Sunday, March 25, 2012

A Rendezvous With the Manatees

A few weeks ago we had the opportunity to do some paddling in Florida while visiting relatives.  This blog entry is a photo album of our adventures kayaking in and around the west-central portion of the sunshine state.

Our first trip required an early start.  Our intent was to "swim with the manatees".  In cooler months, these friendly, warm-blooded aquatic creatures prefer to sleep in or near the springs which flow year-round at 72 degrees, so they congregate at certain locations each night.  This behavior affords people the chance to interact with them.  There are many local businesses that will shuttle folks to the springs and lend them a wetsuit and snorkeling equipment for a fee, but my wife and I generally shun the touristy-type package deals and opt instead for planning our own adventure.

So we woke at 4:30am, had some breakfast, slipped into our neoprene, and headed for the small town of Crystal River which is about 20 miles southwest of where we were staying.  We arrived there, unloaded the kayaks, and launched from a free boat ramp on SW 3rd Avenue at around sunrise.  Don't forget to click the images to enlarge them.

launching at dawn into the calm waters of King's Bay

We made our way over to "Three Sisters Spring" which was about a half-mile from our put-in.  Once there we were greeted by signs informing us that tying boats up to vegetation was prohibited, but we came prepared with various lengths of rope and carabiners so we simply tied on to an underwater rock.

Since neither my wife or I are surfers, this was our first time using a wetsuit.  We were amazed how well they functioned.  I hate cold water (which I define as anything less than 88 degrees) and I stayed warm as toast the whole time we were swimming.

It wasn't long before we made our first contact with one of the sea cows.  We swam upstream into the spring and came upon this little guy...

I say "little" although he (or she) was still enormous.  It was about six feet long, but they can grow to be more than twice that length and some of the ones we saw later were indeed at least ten feet long with a girth to match.  Unfortunately, as more and more people arrived on the pontoon boats, the water got stirred up with debris which affected the clarity of the pictures we took with our cheapo Kodak underwater camera.  You can find much better photos of manatees on the internet so I have only posted a few of the ones we took that day.

So, we got to see the huge beasts up close and personal.  Quite an experience I must say, and certainly worth the $50 fee if your only alternative is to pay for the privilege.  We spent about an hour and a half in the water with them and another 30 minutes or so paddling the springs where only hand-powered craft and swimmers are allowed.


looks inviting, don't it?

We followed a different lagoon route back to the bay in order to check out some of the homes that line the waterfront.  Back in the bigger water, it only took a few minutes to find a secluded beach where we could surreptitiously change out of our wetsuits.

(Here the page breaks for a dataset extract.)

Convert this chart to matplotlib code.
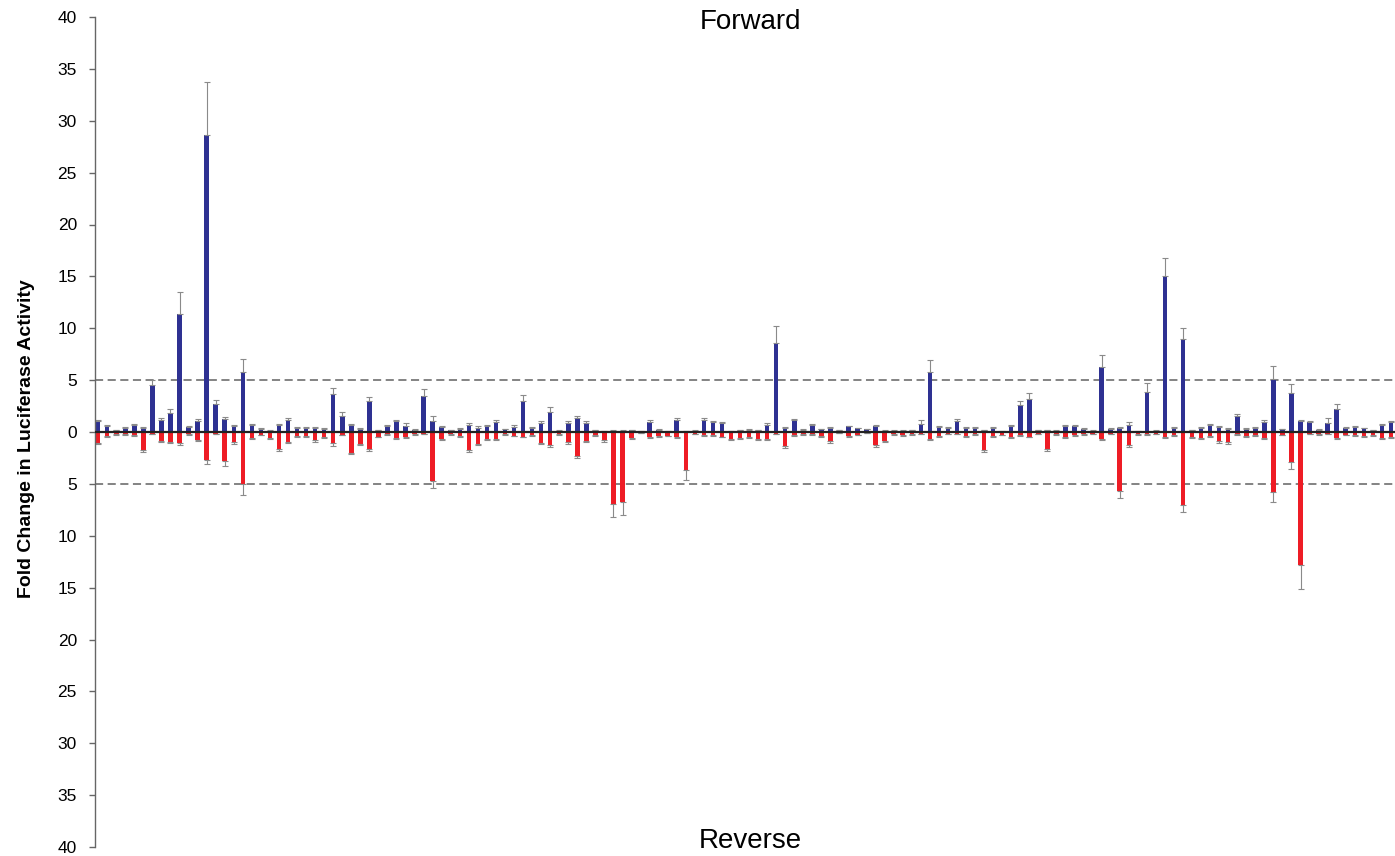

We then proceeded to follow the Crystal River out towards the Gulf of Mexico. After paddling for a couple of hours, we stopped for an early lunch at "Fort Island Trail Park".  There are restrooms, a pavilion with picnic tables overlooking the river, barbeque grills, a fishing pier, and a boat ramp at this location.  A perfect spot to take a break.

Here's my trusty steed moored to a floating dock.  The other yak is on the opposite side but you can't see it in the picture.  Behind them is a footbridge that leads to the picnic area.

A few more miles of paddling and we came to the mouth of the river.  Our yaks proved themselves seaworthy in the open water of the Gulf.

We paddled out to an uninhabited spot called Shell Island to have a look around.  This visitor gave the place a thumbs up.

 Our final destination for the day was Fort Island Beach.  The 80 degree sunny afternoon was apparently a good enough excuse to skip work and relax with the family at this free park which was packed with visitors.  It just so happened that as we were pulling our boats out of the water, another solo kayaker/fisherman was throwing his boat in the back of his truck and I was able to bum a ride with him back to town to retrieve our vehicle.  Less than an hour later we had our yaks back on the roof racks and all our gear stowed.  A little catnap on the beach, a quick rinse off in the outside shower, a change of clothes, and we were ready to cap off our day with dinner at The Plantation Inn.

We enjoyed a sumptuous meal, served by a professional and attentive staff.  Best of all the bill was only $23 plus tip since we had a coupon from  A perfect ending to a perfect day!